** Start of Source records **
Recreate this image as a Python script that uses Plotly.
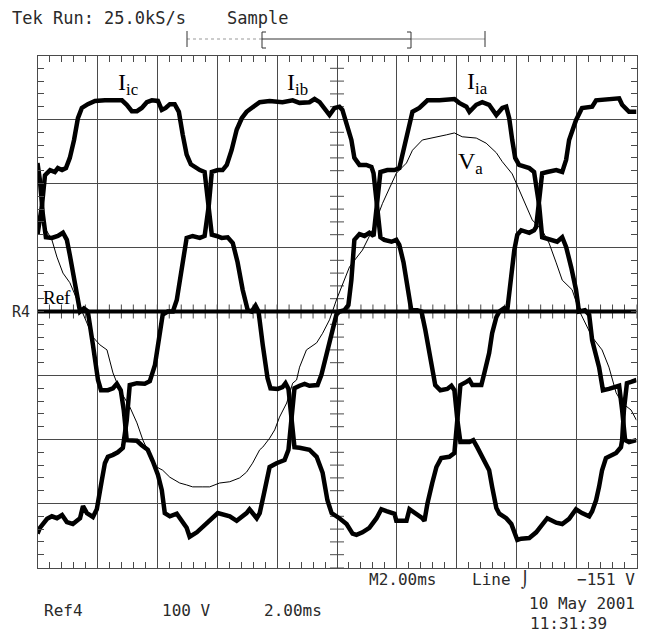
import numpy as np
import plotly.graph_objects as go

# ---- data (time in ms, amplitude in divisions) ----
t_ic = [0, 0.15, 0.25, 0.42, 0.58, 0.68, 0.82, 0.95, 1.08, 1.22, 1.35, 1.48, 1.68, 1.92, 2.25, 2.58, 2.82, 2.98,
        3.15, 3.32, 3.48, 3.65, 3.82, 4.02, 4.15, 4.28, 4.42, 4.58, 4.72, 4.85, 4.98, 5.12, 5.28, 5.42, 5.58, 5.72,
        5.82, 5.98, 6.15, 6.35, 6.52, 6.68, 6.85, 7.02, 7.15, 7.28, 7.38, 7.52, 7.68, 7.78, 8.02, 8.18, 8.28, 8.38,
        8.48, 8.58, 8.75, 9.08, 9.32, 9.52, 9.68, 9.82, 10.08, 10.32, 10.52, 10.65, 10.85, 11.08, 11.32, 11.48,
        11.65, 11.92, 11.98, 12.32, 12.42, 12.65, 12.85, 12.92, 13.02, 13.18, 13.32, 13.48, 13.75, 13.92, 14.02,
        14.12, 14.32, 14.42, 14.52, 14.82, 14.92, 15.08, 15.18, 15.32, 15.42, 15.58, 15.68, 15.82, 15.92, 16.02,
        16.15, 16.42, 16.58, 16.65, 16.75, 16.85, 17.02, 17.32, 17.52, 17.65, 17.75, 17.98, 18.18, 18.52, 18.65,
        19.18, 19.42, 19.52, 19.75, 20.0]
i_ic = [1.20, 1.66, 2.13, 2.21, 2.18, 2.24, 2.21, 2.24, 2.40, 2.68, 3.02, 3.18, 3.24, 3.29, 3.30, 3.30, 3.30, 3.23,
        3.13, 3.13, 3.18, 3.27, 3.30, 3.29, 3.15, 3.18, 3.24, 3.24, 3.12, 2.76, 2.45, 2.30, 2.24, 2.21, 2.18, 1.66,
        1.20, 1.18, 1.15, 1.16, 1.07, 0.77, 0.34, 0.02, 0.0, 0.09, 0.0, -0.52, -1.04, -1.20, -1.21, -1.18, -1.12, -1.21,
        -1.70, -2.12, -2.13, -2.16, -2.27, -2.52, -2.95, -3.15, -3.23, -3.32, -3.47, -3.49, -3.45, -3.38, -3.23, -3.09,
        -3.12, -3.16, -3.27, -3.27, -3.09, -3.16, -3.23, -3.27, -3.00, -2.68, -2.43, -2.29, -2.27, -2.21, -1.70,
        -1.15, -1.10, -1.07, -1.15, -1.15, -0.96, -0.65, -0.34, -0.09, 0.0, 0.05, 0.0, 0.60, 0.96, 1.20,
        1.27, 1.23, 1.27, 1.32, 1.74, 2.16, 2.18, 2.21, 2.18, 2.37, 2.68, 2.99, 3.18, 3.20, 3.30,
        3.33, 3.33, 3.23, 3.12, 3.12]

t_ib = [0, 0.08, 0.32, 0.48, 0.65, 0.82, 0.98, 1.18, 1.42, 1.52, 1.65, 1.85, 1.98, 2.05, 2.15, 2.25, 2.35, 2.52,
        2.68, 2.85, 2.98, 3.08, 3.32, 3.58, 3.75, 3.92, 4.05, 4.18, 4.35, 4.52, 4.65, 4.82, 4.98, 5.18, 5.42, 5.58,
        5.72, 5.82, 6.02, 6.18, 6.32, 6.48, 6.65, 6.82, 6.98, 7.15, 7.42, 7.75, 8.18, 8.52, 8.75, 9.08, 9.25, 9.42,
        9.52, 9.75, 9.92, 10.08, 10.18, 10.35, 10.48, 10.58, 10.75, 10.98, 11.15, 11.22, 11.35, 11.45, 11.58, 11.82,
        11.98, 12.08, 12.22, 12.35, 12.48, 12.68, 12.82, 12.95, 13.12, 13.28, 13.45, 13.68, 13.82, 13.92, 14.02,
        14.12, 14.42, 14.55, 14.68, 14.85, 15.08, 15.18, 15.32, 15.42, 15.65, 15.82, 15.92, 16.02, 16.15, 16.42,
        16.65, 16.85, 17.02, 17.32, 17.52, 17.75, 17.98, 18.18, 18.42, 18.52, 18.65, 18.75, 18.85, 18.98, 19.08,
        19.32, 19.48, 19.52, 19.58, 19.68, 19.82, 20.0]
i_ib = [-3.47, -3.38, -3.24, -3.20, -3.23, -3.18, -3.29, -3.32, -3.23, -3.04, -3.15, -3.21, -3.09, -2.87, -2.63, -2.37,
        -2.27, -2.24, -2.20, -2.13, -1.70, -1.15, -1.12, -1.13, -1.09, -0.84, -0.45, -0.05, 0.0, 0.0, 0.18, 0.73, 1.15,
        1.18, 1.15, 1.18, 1.66, 2.18, 2.21, 2.21, 2.29, 2.52, 2.84, 3.02, 3.12, 3.18, 3.27, 3.29, 3.27, 3.30, 3.26,
        3.27, 3.32, 3.27, 3.20, 3.07, 3.18, 3.20, 3.15, 2.88, 2.68, 2.40, 2.29, 2.29, 2.26, 2.16, 1.66, 1.16, 1.12,
        1.09, 1.12, 1.04, 0.77, 0.41, 0.02, 0.02, 0.0, -0.29, -0.76, -1.15, -1.23, -1.21, -1.16, -1.23, -1.70,
        -2.04, -2.04, -2.01, -2.12, -2.27, -2.48, -2.74, -3.07, -3.16, -3.23, -3.32, -3.47, -3.57, -3.55, -3.54,
        -3.45, -3.32, -3.23, -3.30, -3.32, -3.24, -3.09, -3.15, -3.20, -3.12, -2.95, -2.74, -2.48, -2.29, -2.27,
        -2.21, -2.12, -2.01, -1.54, -1.12, -1.10, -1.07]

t_ia = [0, 0.08, 0.18, 0.28, 0.48, 0.68, 0.85, 0.98, 1.08, 1.22, 1.35, 1.42, 1.55, 1.68, 1.85, 2.02, 2.12, 2.35,
        2.52, 2.65, 2.78, 2.88, 2.98, 3.08, 3.32, 3.48, 3.68, 3.85, 4.02, 4.15, 4.25, 4.42, 4.65, 4.98, 5.08, 5.32,
        5.75, 6.02, 6.42, 6.65, 6.98, 7.08, 7.32, 7.42, 7.55, 7.65, 7.75, 7.98, 8.25, 8.38, 8.48, 8.58, 8.75, 8.92,
        9.08, 9.35, 9.48, 9.68, 9.85, 9.98, 10.08, 10.25, 10.38, 10.48, 10.58, 10.75, 10.92, 11.08, 11.22, 11.32,
        11.45, 11.68, 11.92, 12.08, 12.22, 12.35, 12.52, 12.75, 13.02, 13.42, 13.92, 14.08, 14.32, 14.42, 14.65,
        14.85, 15.08, 15.32, 15.52, 15.65, 15.75, 15.85, 15.95, 16.08, 16.42, 16.58, 16.75, 16.85, 17.08, 17.35,
        17.52, 17.65, 17.82, 17.98, 18.08, 18.28, 18.42, 18.52, 18.75, 18.88, 19.08, 19.25, 19.42, 19.52, 19.62,
        19.75, 20.0]
i_ia = [2.32, 2.05, 1.51, 1.16, 1.15, 1.18, 1.23, 1.12, 0.88, 0.49, 0.10, 0.0, 0.05, 0.0, -0.52, -1.07, -1.23, -1.23,
        -1.20, -1.13, -1.23, -1.54, -2.01, -2.01, -2.02, -2.09, -2.16, -2.34, -2.55, -2.79, -3.15, -3.20, -3.16, -3.38,
        -3.52, -3.45, -3.27, -3.15, -3.20, -3.27, -3.15, -3.09, -3.23, -3.15, -2.87, -2.68, -2.43, -2.37, -2.32, -2.16,
        -1.70, -1.20, -1.16, -1.13, -1.16, -1.15, -0.99, -0.60, -0.29, -0.05, 0.0, 0.02, 0.10, 0.49, 1.12, 1.21, 1.18,
        1.23, 1.18, 1.66, 2.18, 2.21, 2.21, 2.24, 2.52, 2.84, 3.12, 3.18, 3.30, 3.30, 3.32, 3.26, 3.20, 3.12, 3.23,
        3.27, 3.23, 3.07, 3.18, 3.20, 3.02, 2.68, 2.40, 2.29, 2.24, 2.18, 1.66, 1.16, 1.12, 1.09, 1.16, 1.01, 0.69,
        0.34, 0.0, 0.02, -0.05, -0.45, -0.87, -1.23, -1.21, -1.18, -1.16, -1.54, -2.01, -2.04, -2.01]

t_va = [0, 0.25, 0.48, 0.65, 0.85, 1.08, 1.18, 1.35, 1.52, 1.65, 1.85, 2.08, 2.32, 2.52, 2.75, 3.08, 3.32, 3.52,
        3.75, 3.98, 4.18, 4.42, 4.75, 4.98, 5.18, 5.52, 5.75, 6.08, 6.42, 6.75, 6.98, 7.18, 7.42, 7.52, 7.75, 7.92,
        8.08, 8.32, 8.52, 8.65, 8.75, 8.98, 9.32, 9.52, 9.75, 9.98, 10.42, 10.85, 11.18, 11.52, 11.98, 12.32, 12.52,
        12.85, 13.18, 13.65, 13.92, 14.18, 14.65, 14.98, 15.32, 15.52, 15.85, 16.08, 16.32, 16.52, 16.85, 17.08,
        17.32, 17.52, 17.85, 18.08, 18.52, 18.85, 19.08, 19.32, 19.52, 19.82, 20.0]
v_a = [1.51, 1.30, 1.12, 0.85, 0.60, 0.45, 0.34, 0.18, -0.02, -0.18, -0.40, -0.52, -0.60, -0.96, -1.23, -1.49, -1.74,
       -2.01, -2.24, -2.43, -2.48, -2.59, -2.68, -2.71, -2.74, -2.74, -2.74, -2.68, -2.66, -2.60, -2.51, -2.37, -2.16,
       -2.12, -1.98, -1.85, -1.65, -1.43, -1.12, -1.07, -0.87, -0.60, -0.49, -0.34, -0.13, 0.18, 0.70, 0.96, 1.27,
       1.69, 2.16, 2.32, 2.52, 2.68, 2.71, 2.76, 2.79, 2.73, 2.71, 2.63, 2.48, 2.34, 2.15, 1.90, 1.63, 1.43, 1.27,
       1.07, 0.76, 0.49, 0.34, 0.02, -0.40, -0.60, -0.87, -1.27, -1.43, -1.54, -1.70]

ref_level = 0.0
x_range = [0, 20]      # 10 div x 2.00 ms
y_range = [-4, 4]      # 8 div

labels = [("I<sub>ic</sub>", 116, 84), ("I<sub>ib</sub>", 285, 84), ("I<sub>ia</sub>", 465, 83),
          ("V<sub>a</sub>", 456, 163)]

W, H = 651, 634
L, R, T, B = 37.5, 636.5, 55.5, 567.5


def px(x):
    return x / W


def py(y):
    return 1 - y / H


INK = "#2a2a2a"
GRID = "#4a4a4a"

fig = go.Figure()

# center graticule ticks
xt = np.arange(x_range[0], x_range[1] + 1e-9, 0.4)
yt = np.arange(y_range[0], y_range[1] + 1e-9, 0.2)
fig.add_trace(go.Scatter(x=xt, y=np.zeros_like(xt), mode="markers",
                         marker=dict(symbol="line-ns", size=10, line=dict(width=1, color=GRID)),
                         hoverinfo="skip", showlegend=False))
fig.add_trace(go.Scatter(x=np.full_like(yt, 10.0), y=yt, mode="markers",
                         marker=dict(symbol="line-ew", size=10, line=dict(width=1, color=GRID)),
                         hoverinfo="skip", showlegend=False))

# reference ground line
fig.add_trace(go.Scatter(x=x_range, y=[ref_level, ref_level], mode="lines",
                         line=dict(color="black", width=4), hoverinfo="skip", showlegend=False))

for t, v in [(t_ic, i_ic), (t_ib, i_ib), (t_ia, i_ia)]:
    fig.add_trace(go.Scatter(x=t, y=v, mode="lines", line=dict(color="black", width=4.5),
                             hoverinfo="skip", showlegend=False))
fig.add_trace(go.Scatter(x=t_va, y=v_a, mode="lines", line=dict(color="black", width=1),
                         hoverinfo="skip", showlegend=False))

axis_common = dict(showticklabels=False, showgrid=True, gridcolor=GRID, gridwidth=1, zeroline=False,
                   showline=True, linecolor=GRID, linewidth=1, mirror="allticks", ticks="inside",
                   ticklen=6, tickcolor=GRID, tickwidth=1, fixedrange=True)
fig.update_xaxes(range=x_range, dtick=2, tick0=0, domain=[L / W, R / W],
                 minor=dict(dtick=0.4, tick0=0, ticks="inside", ticklen=6, tickcolor=GRID, showgrid=False),
                 **axis_common)
fig.update_yaxes(range=y_range, dtick=1, tick0=0, domain=[1 - B / H, 1 - T / H],
                 minor=dict(dtick=0.2, tick0=0, ticks="inside", ticklen=6, tickcolor=GRID, showgrid=False),
                 **axis_common)

mono = "DejaVu Sans Mono"
serif = "Liberation Serif"
ann = []


def text(s, x, y, size=17, family=mono, anchor="left", color=INK):
    ann.append(dict(text=s, x=px(x), y=py(y), xref="paper", yref="paper", showarrow=False,
                    xanchor=anchor, yanchor="middle", font=dict(family=family, size=size, color=color)))


text("Tek Run: 25.0kS/s", 10, 18)
text("Sample", 225, 18)
text("M2.00ms", 367, 579, size=16)
text("Line \u2321", 470, 579, size=16)
text("\u2212151 V", 637, 579, size=16, anchor="right")
text("10 May 2001", 637, 603, size=16, anchor="right")
text("11:31:39", 528, 623, size=16)
text("Ref4", 42, 610, size=16)
text("100 V", 160, 610, size=16)
text("2.00ms", 262, 610, size=16)
text("R4", 10, 312, size=15)
text("Ref", 41, 297, size=19, family=serif, color="black")
for s, x, y in labels:
    text(s, x, y, size=24, family=serif, color="black")

shapes = []


def seg(x0, y0, x1, y1, color="#555", width=1, dash="solid"):
    shapes.append(dict(type="line", xref="paper", yref="paper", x0=px(x0), y0=py(y0), x1=px(x1), y1=py(y1),
                       line=dict(color=color, width=width, dash=dash)))


# record-length bar
seg(187, 39, 262, 39, color="#999", width=1, dash="dot")
seg(411, 39, 485, 39, color="#999", width=1)
seg(262, 39, 411, 39, color="#999", width=2)
seg(187, 31, 187, 47, color="#333")
seg(485, 31, 485, 47, color="#333")
seg(262, 32, 262, 48, color="#333")
seg(262, 32, 266, 32, color="#333")
seg(262, 48, 266, 48, color="#333")
seg(411, 32, 411, 48, color="#333")
seg(407, 32, 411, 32, color="#333")
seg(407, 48, 411, 48, color="#333")

fig.update_layout(width=W, height=H, autosize=False, margin=dict(l=0, r=0, t=0, b=0),
                  paper_bgcolor="white", plot_bgcolor="white", showlegend=False,
                  annotations=ann, shapes=shapes)

fig.write_html("out.html", config={"displayModeBar": False, "staticPlot": True},
               post_script="document.body.style.margin='0';document.body.style.overflow='hidden';")
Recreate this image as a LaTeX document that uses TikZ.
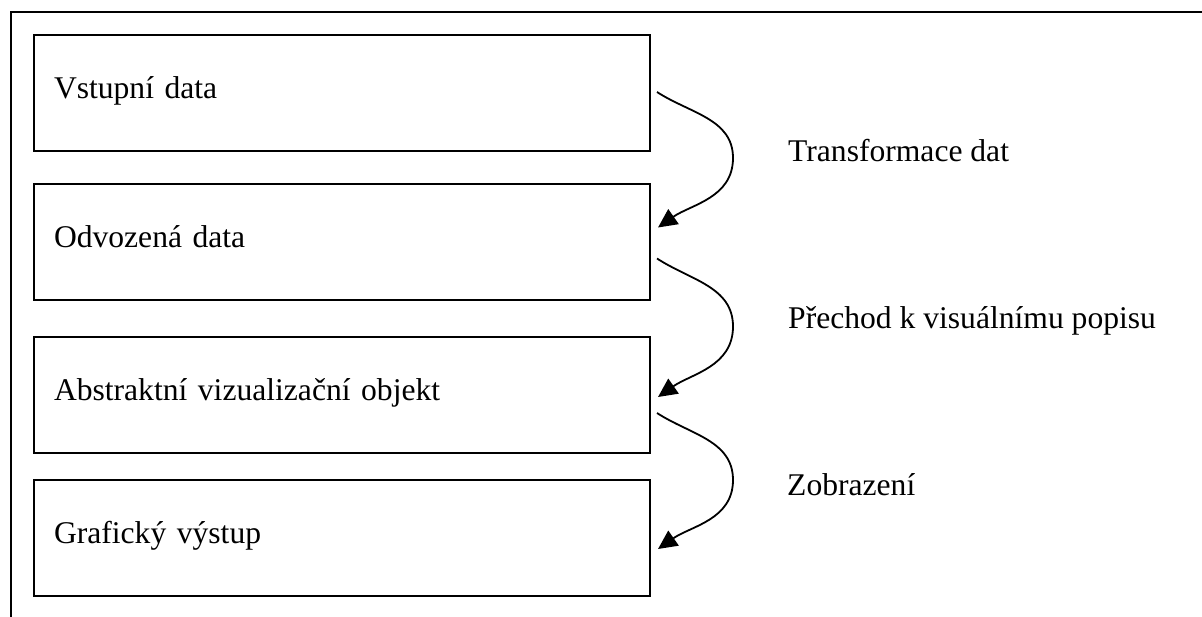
\documentclass[tikz,border=0pt]{standalone}
\usepackage{fontspec}
\setmainfont{Liberation Serif}
\usetikzlibrary{positioning,arrows.meta}

\begin{document}
\begin{tikzpicture}[x=1pt, y=-1pt, every node/.style={font=\fontsize{31.6}{38}\selectfont}]
  \tikzstyle{box}=[rectangle, draw, line width=1.8pt, outer sep=0pt, minimum height=116pt,
  text width=576pt, inner xsep=20pt, text height=16pt, text depth=6pt, align=left]
  \tikzstyle{flow}=[line width=1.8pt, -{Triangle[length=19pt,width=18pt]}]
  \tikzstyle{stagelabel}=[anchor=base west, inner sep=0pt]
  \useasboundingbox (0,0) rectangle (1202,616);
  % outer frame, cut by the page on the right and at the bottom
  \begin{scope}
    \clip (0,0) rectangle (1202,616);
    \draw[line width=2.2pt] (11,12) rectangle (1240,650);
  \end{scope}
  \node[box] (input) at (342,93) {Vstupní data};
  \node[box, below=33pt of input] (derived) {Odvozená data};
  \node[box, below=37pt of derived] (abstract) {Abstraktní vizualizační objekt};
  \node[box, below=27pt of abstract] (output) {Grafický výstup};
  \node[stagelabel] (transform) at (788,161) {Transformace dat};
  \node[stagelabel] (visual) at (788,328) {Přechod k visuálnímu popisu};
  \node[stagelabel] (display) at (787,495) {Zobrazení};
  \coordinate (s1) at ([xshift=7pt,yshift=1pt]input.east);
  \coordinate (e1) at ([xshift=8pt,yshift=14.5pt]derived.east);
  \coordinate (s2) at ([xshift=7pt,yshift=-16.5pt]derived.east);
  \coordinate (e2) at ([xshift=8pt,yshift=-2pt]abstract.east);
  \coordinate (s3) at ([xshift=7pt,yshift=-18pt]abstract.east);
  \coordinate (e3) at ([xshift=8pt,yshift=-11pt]output.east);
  \draw[flow] (s1) to[out=-33,in=90] ++(76,66) to[out=-90,in=35] (e1);
  \draw[flow] (s2) to[out=-33,in=90] ++(76,68) to[out=-90,in=35] (e2);
  \draw[flow] (s3) to[out=-33,in=90] ++(76,67) to[out=-90,in=35] (e3);
\end{tikzpicture}
\end{document}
** End of Source records **
Exactly as they appear, print the lines of the listing above from its first line through the line that contains "import plotly.graph_objects as go", minus the pictures.

§ **Full answer**:
Recreate this image as a Python script that uses Plotly.
import numpy as np
import plotly.graph_objects as go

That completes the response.